Solomarketing List, Blawging for Lawyers and the Question of Blogging for Love v. Money

I don’t generally post endorsements or recommendations about products or services at my site.   But every so often, as now, I’ll make an exception where I believe that the service is worth passing on to others.

First up is my friend and colleague Jon Stein’s lawyer marketing email list.  Jon put the list together a couple of years ago as a break off from Solosez and it’s been thriving ever since.  I check in frequently because I’m always looking for new marketing tips.  Even better, the list lets me learn from other lawyers’ experiences – so if they share an idea that hasn’t worked, I can either try to figure out a way to modify it or perhaps, would forego it entirely.  You can post a message to the list at sololawyermarketing@yahoogroups.com and subscribe at sololawyermarketing-subscribe@yahoogroups.com.

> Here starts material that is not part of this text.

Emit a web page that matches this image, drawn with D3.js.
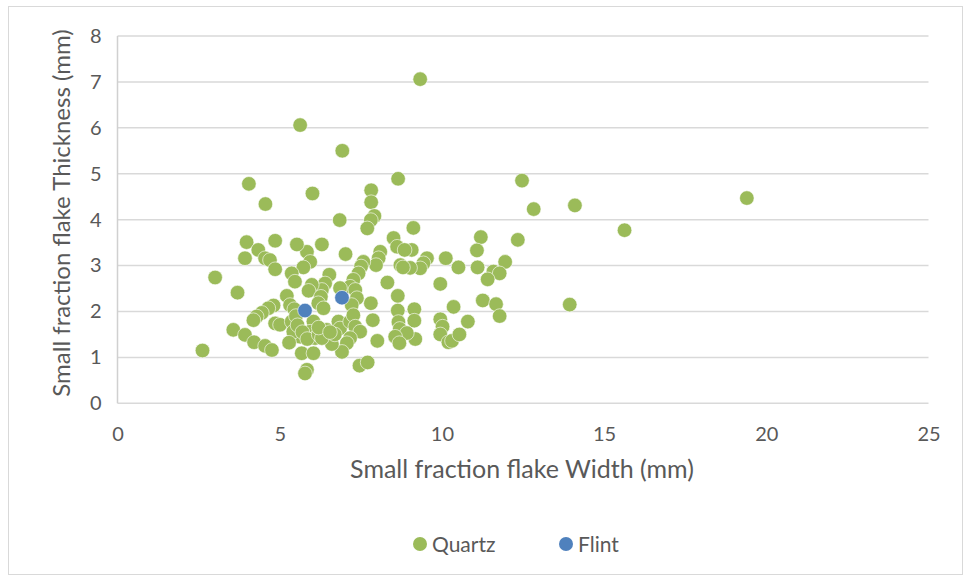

The second service I want to mention is Blawging Lawyers, by my friend Grant Griffiths and his partner, Michael Martine.  I won’t mince words – this is a program that is designed to show you how to use blawging for marketing and client generation.  And there’s no one more qualified to teach than Grant Griffiths, a former lawyer renowned for relying on his blog on his sole marketing tool.

I’m familiar with the great blawgosphere debate from a few months back over whether lawyers can or should blog for love (i.e., conversation) or money (i.e., marketing).   I never quite understood the debate because frankly, a blog designed for marketing and a blog intended to stimulate conversation are two separate animals entirely, just as self-help books fall into an entirely different category than writings by philosophers like Camus or Buber or Kant which on their most basic level also try to help individuals make sense of their place in the world.  Which genre is superior?  Of course, I have my own views but mostly, it depends on what the reader wants.  Somehow, I’m not so sure that a lawyer who’s just lost a job will be up for plowing through Sartre’s essays to realize that even when things seem hopeless we all have a choice- he’d probably prefer the breezy-easy-reassuring tone of the self-help book instead.

The point is that there’s room in the lawyer blogosphere for all types of blogs and the existence of one form doesn’t diminish the other – or at least, it shouldn’t.  For those who want to blog to provoke debate and stimulate discussion or simply because you have something compelling to say, you’ll find no better models than Scott Greenfield or David Giacalone just to mention a few, though there are plenty more.  On the other hand, for those who want to learn to blog to market and generate clients, then Blawging Lawyers is one good place to go.